“I would just like to say thank you so much for all you did, thank you dosen’t express the appreciation I feel”
Coping With Christmas After A Bereavement
“It’s the most wonderful time of the year!” So the song goes. For many people, though, Christmas isn’t a wonderful time at all. And if you’ve suffered a close bereavement, whether it’s the first Christmas since your loss or many years have passed, Christmas can be one of the hardest times of the year.
When a loved one has died, the thought of Christmas can fill us with dread. We remember the joys of Christmases past, and wonder how we will be able to get through this season when the rest of the world seems to be rejoicing. However hard we try to enter into the celebration of Christmas, a sudden recollection of our loss can easily bring us down to earth with a bump.
You may feel like hiding away until it is over, but it’s important to remember that the anticipation of Christmas Day is often far worse than the day itself.
It is possible to make this festive season meaningful, even though it may not be the Christmas you had hoped for.
Here are a few ideas that you might find helpful:
Don’t be pressurised into feeling you have to do anything – remember you only have to do as much as you want to do. Leave the words “ought” and “should” out of your vocabulary.
Accept any offers of help and don’t feel like a failure for doing so.
Avoid the shops as much as possible – it can make Christmas seem more empty and shallow than it already feels.

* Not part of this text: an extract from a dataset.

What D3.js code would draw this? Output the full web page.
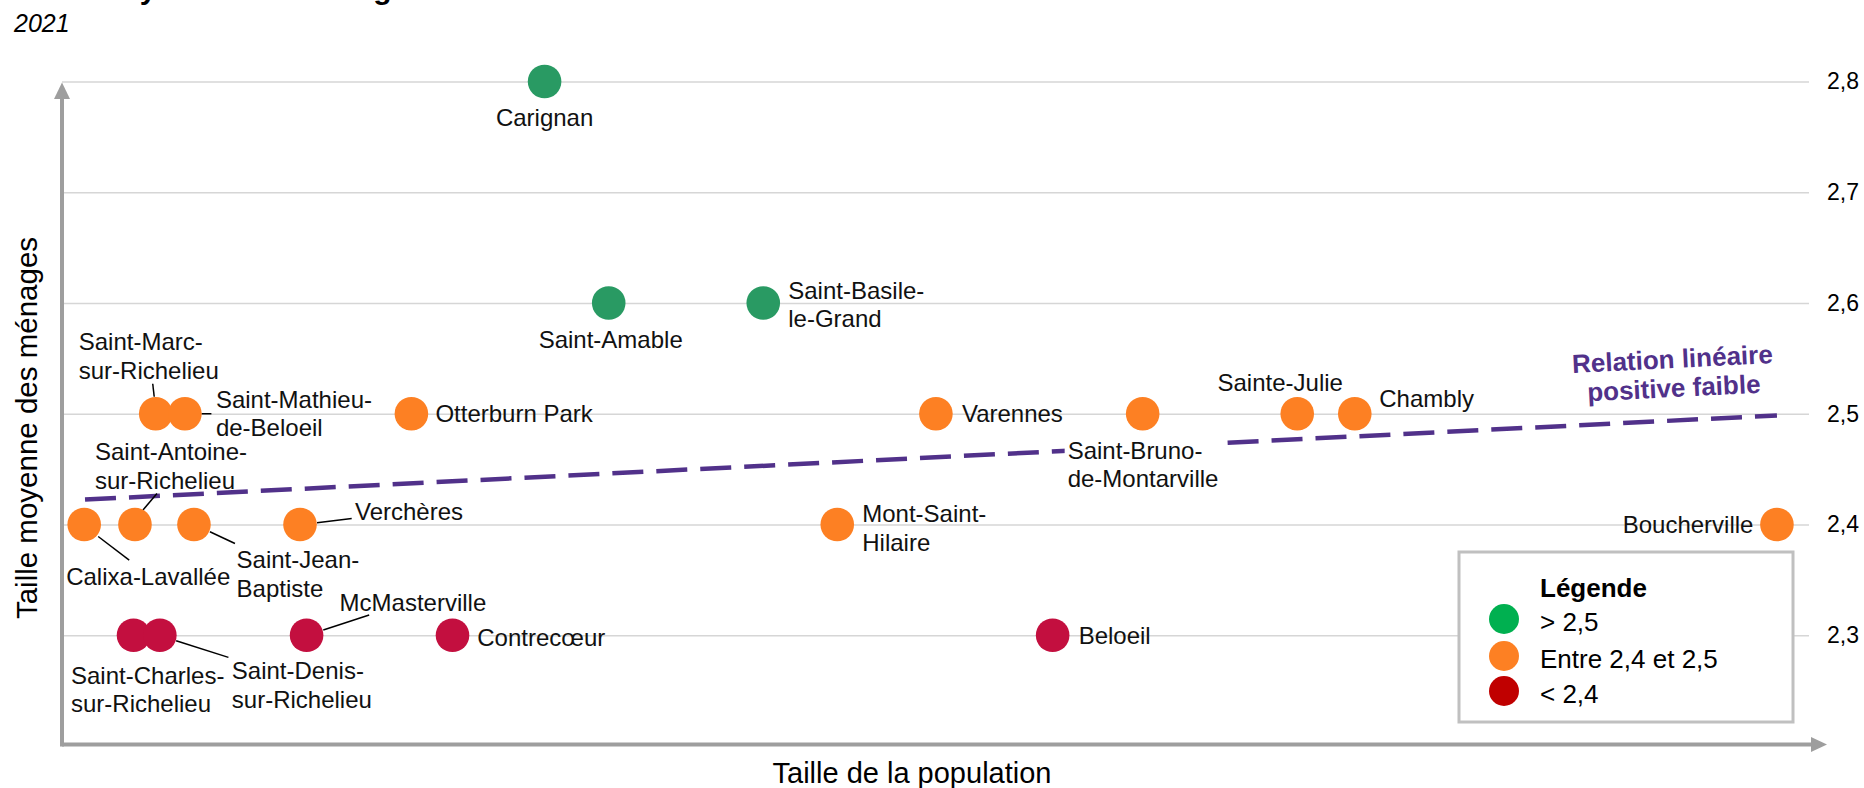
<!DOCTYPE html>
<html>
<head>
<meta charset="utf-8">
<script src="https://cdn.jsdelivr.net/npm/d3@7"></script>
<style>
  html, body { margin: 0; padding: 0; background: #fff; }
  svg { display: block; font-family: "Liberation Sans", Arial, sans-serif; }
</style>
</head>
<body>
<svg id="chart" width="1864" height="788"></svg>
<script>
// ---------- DATA ----------
const municipalities = [
  "Carignan", "Saint-Amable", "Saint-Basile-le-Grand",
  "Saint-Marc-sur-Richelieu", "Saint-Mathieu-de-Beloeil", "Otterburn Park", "Varennes",
  "Saint-Bruno-de-Montarville", "Sainte-Julie", "Chambly",
  "Calixa-Lavallée", "Saint-Antoine-sur-Richelieu", "Saint-Jean-Baptiste", "Verchères",
  "Mont-Saint-Hilaire", "Boucherville",
  "Saint-Charles-sur-Richelieu", "Saint-Denis-sur-Richelieu", "McMasterville", "Contrecœur", "Beloeil"
];
const population = [
  11740, 13300, 17060,
  2280, 2990, 8500, 21260,
  26290, 30050, 31450,
  540, 1775, 3210, 5790,
  18860, 41720,
  1740, 2380, 5950, 9500, 24100
];
const householdSize = [
  2.8, 2.6, 2.6,
  2.5, 2.5, 2.5, 2.5,
  2.5, 2.5, 2.5,
  2.4, 2.4, 2.4, 2.4,
  2.4, 2.4,
  2.3, 2.3, 2.3, 2.3, 2.3
];
// display labels (line breaks as in the chart)
const labelLines = [
  ["Carignan"], ["Saint-Amable"], ["Saint-Basile-", "le-Grand"],
  ["Saint-Marc-", "sur-Richelieu"], ["Saint-Mathieu-", "de-Beloeil"], ["Otterburn Park"], ["Varennes"],
  ["Saint-Bruno-", "de-Montarville"], ["Sainte-Julie"], ["Chambly"],
  ["Calixa-Lavallée"], ["Saint-Antoine-", "sur-Richelieu"], ["Saint-Jean-", "Baptiste"], ["Verchères"],
  ["Mont-Saint-", "Hilaire"], ["Boucherville"],
  ["Saint-Charles-", "sur-Richelieu"], ["Saint-Denis-", "sur-Richelieu"], ["McMasterville"], ["Contrecœur"], ["Beloeil"]
];
const yTicks = [2.3, 2.4, 2.5, 2.6, 2.7, 2.8];
const trendPopulation = [560, 41720];
const trendSize = [2.4225, 2.4985];
const legendLabels = ["> 2,5", "Entre 2,4 et 2,5", "< 2,4"];
const titleText = "Taille moyenne des ménages";
const subtitleText = "2021";
const yAxisTitle = "Taille moyenne des ménages";
const xAxisTitle = "Taille de la population";
const trendLabel = ["Relation linéaire", "positive faible"];

// ---------- STYLE / LAYOUT ----------
const dotColors = { high: "#299a63", mid: "#fd8023", low: "#c30f3f" };
const legendColors = ["#00b050", "#fd8023", "#c00000"];
function category(v) { return v > 2.5 ? "high" : (v >= 2.4 ? "mid" : "low"); }

// label placement relative to dot centre: dx, dy of first line, anchor, leader [x1,y1,x2,y2]
const labelLayout = {
  "Carignan": { dx: 0, dy: 36, anchor: "middle" },
  "Saint-Amable": { dx: 2, dy: 36, anchor: "middle" },
  "Saint-Basile-le-Grand": { dx: 25, dy: -13 },
  "Saint-Marc-sur-Richelieu": { dx: -77, dy: -72, leader: [-1.5, -17, -3, -30] },
  "Saint-Mathieu-de-Beloeil": { dx: 31, dy: -14.5, leader: [16.5, 0, 26.5, 0] },
  "Otterburn Park": { dx: 24, dy: 0 },
  "Varennes": { dx: 26, dy: 0 },
  "Saint-Bruno-de-Montarville": { dx: -75, dy: 36.5, bg: true },
  "Sainte-Julie": { dx: -17, dy: -31, anchor: "middle" },
  "Chambly": { dx: 24.5, dy: -15.5 },
  "Calixa-Lavallée": { dx: -18, dy: 51.5, leader: [14, 12, 45, 35.6] },
  "Saint-Antoine-sur-Richelieu": { dx: -40, dy: -72.7, leader: [8, -14.4, 22, -31] },
  "Saint-Jean-Baptiste": { dx: 42.6, dy: 35, leader: [16, 7.3, 41, 19] },
  "Verchères": { dx: 55, dy: -12.7, leader: [17, -1.7, 51.7, -6.1] },
  "Mont-Saint-Hilaire": { dx: 25, dy: -11 },
  "Boucherville": { dx: -23.5, dy: 0, anchor: "end" },
  "Saint-Charles-sur-Richelieu": { dx: -62.5, dy: 40 },
  "Saint-Denis-sur-Richelieu": { dx: 72, dy: 35.5, leader: [16.3, 5.5, 68.6, 22.1] },
  "McMasterville": { dx: 33, dy: -33, leader: [16.7, -5.2, 62.6, -20.2] },
  "Contrecœur": { dx: 24.7, dy: 2 },
  "Beloeil": { dx: 26, dy: 0 }
};

const svg = d3.select("#chart");
const plotLeft = 62, plotRight = 1809;

const x = d3.scaleLinear().domain([0, 42500]).range([plotLeft, plotRight]);
const y = d3.scaleLinear().domain([2.2, 2.8]).range([746, 81.5]);

// title (cut off at the top edge in the reference: only descenders show) and subtitle
svg.append("text").attr("x", 12).attr("y", -1)
  .attr("font-size", 30).attr("font-weight", "bold").attr("fill", "#000")
  .text(titleText);
svg.append("text").attr("x", 14).attr("y", 32)
  .attr("font-size", 25).attr("font-style", "italic").attr("fill", "#000")
  .text(subtitleText);

// gridlines + right tick labels via axis
const yAxis = d3.axisRight(y).tickValues(yTicks)
  .tickSize(-(plotRight - plotLeft))
  .tickFormat(d => d3.format(".1f")(d).replace(".", ","));
const gy = svg.append("g").attr("transform", `translate(${plotRight},0)`).call(yAxis);
gy.select(".domain").remove();
gy.selectAll(".tick line").attr("stroke", "#d6d6d6").attr("stroke-width", 1.6);
gy.selectAll(".tick text").attr("x", 18).attr("font-size", 23)
  .attr("fill", "#000").attr("font-family", "Liberation Sans, Arial, sans-serif");

// axes with arrowheads
const axisColor = "#9e9e9e";
const x0 = plotLeft, yBase = y(2.2) - 1.5;
svg.append("line").attr("x1", x0).attr("x2", 1812).attr("y1", yBase).attr("y2", yBase)
  .attr("stroke", axisColor).attr("stroke-width", 4);
svg.append("path")
  .attr("d", `M1827,${yBase} L1811,${yBase - 7.5} L1811,${yBase + 7.5} Z`)
  .attr("fill", axisColor);
svg.append("line").attr("x1", x0).attr("x2", x0).attr("y1", yBase + 2).attr("y2", 97)
  .attr("stroke", axisColor).attr("stroke-width", 4);
svg.append("path")
  .attr("d", `M${x0},82.5 L${x0 - 8},99 L${x0 + 8},99 Z`)
  .attr("fill", axisColor);

// axis titles
svg.append("text")
  .attr("transform", `translate(37,428) rotate(-90)`)
  .attr("text-anchor", "middle").attr("font-size", 29.5).attr("fill", "#000")
  .text(yAxisTitle);
svg.append("text").attr("x", 912).attr("y", 783)
  .attr("text-anchor", "middle").attr("font-size", 29).attr("fill", "#000")
  .text(xAxisTitle);

// trend line
const trendColor = "#51318a";
const trendData = trendPopulation.map((p, i) => [p, trendSize[i]]);
svg.append("path").datum(trendData)
  .attr("d", d3.line().x(d => x(d[0])).y(d => y(d[1])))
  .attr("fill", "none").attr("stroke", trendColor).attr("stroke-width", 4.5)
  .attr("stroke-dasharray", "31,13");

// trend annotation (rotated along the trend)
const angle = Math.atan2(y(trendSize[1]) - y(trendSize[0]), x(trendPopulation[1]) - x(trendPopulation[0])) * 180 / Math.PI;
const ann = svg.append("text")
  .attr("transform", `translate(1673,372) rotate(${angle})`)
  .attr("text-anchor", "middle").attr("font-size", 26).attr("font-weight", "bold")
  .attr("fill", trendColor);
trendLabel.forEach((t, i) => ann.append("tspan").attr("x", 0).attr("y", -13 + i * 29)
  .attr("dominant-baseline", "central").text(t));

// points data
const points = municipalities.map((name, i) => ({
  name, pop: population[i], size: householdSize[i], lines: labelLines[i]
}));

// leader lines
const lh = 28.7;
points.forEach(p => {
  const L = labelLayout[p.name];
  const cx = x(p.pop), cy = y(p.size);
  if (L.leader) {
    svg.append("line")
      .attr("x1", cx + L.leader[0]).attr("y1", cy + L.leader[1])
      .attr("x2", cx + L.leader[2]).attr("y2", cy + L.leader[3])
      .attr("stroke", "#000").attr("stroke-width", 1.5);
  }
});

// dots
svg.append("g").selectAll("circle").data(points).join("circle")
  .attr("cx", d => x(d.pop)).attr("cy", d => y(d.size)).attr("r", 16.8)
  .attr("fill", d => dotColors[category(d.size)]);

// labels
const labelG = svg.append("g").attr("font-size", 24).attr("fill", "#111");
points.forEach(p => {
  const L = labelLayout[p.name];
  const cx = x(p.pop), cy = y(p.size);
  const g = labelG.append("g");
  const t = g.append("text").attr("text-anchor", L.anchor || "start");
  p.lines.forEach((line, i) => {
    t.append("tspan").attr("x", cx + L.dx).attr("y", cy + L.dy + i * lh)
      .attr("dominant-baseline", "central").text(line);
  });
  if (L.bg) {
    const b = t.node().getBBox();
    g.insert("rect", "text").attr("x", b.x - 3).attr("y", b.y)
      .attr("width", b.width + 6).attr("height", b.height).attr("fill", "#fff");
  }
});

// legend
const lg = svg.append("g");
lg.append("rect").attr("x", 1459).attr("y", 552).attr("width", 334).attr("height", 170)
  .attr("fill", "#fff").attr("stroke", "#c0c0c0").attr("stroke-width", 3);
lg.append("text").attr("x", 1540).attr("y", 597).attr("font-size", 26)
  .attr("font-weight", "bold").attr("fill", "#000").text("Légende");
const legendY = [619, 656, 691];
legendLabels.forEach((lab, i) => {
  lg.append("circle").attr("cx", 1504).attr("cy", legendY[i]).attr("r", 15)
    .attr("fill", legendColors[i]);
  lg.append("text").attr("x", 1540).attr("y", legendY[i] + 3)
    .attr("dominant-baseline", "central").attr("font-size", 26).attr("fill", "#000").text(lab);
});
</script>
</body>
</html>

If you need to buy presents, try shopping on-line and getting gifts delivered.
Find creative ways of remembering your loved one on Christmas day. For example, you could light a memorial candle for them at the dinner table.
If you can’t face Christmas dinner at home, take a flask of soup and some sandwiches and go walking on Christmas Day. Doing something completely different can help to lessen the sense of loss.
Take time to share special memories or stories of your loved one with family or friends who care. Focus on happy memories, not regrets.
If you have children, try to make Christmas special for them by creating some new happy memories, despite the sadness you are feeling.
Take time to think about what Christmas really means to you, and don’t try to live up to the expectations of society or the media.
Accept that this time of the year will be a difficult time and be gentle on yourself – give yourself the time and space to grieve. Perhaps next Christmas you may be able to look back, see that you are a little way further down the road, and feel more able to face the festive period.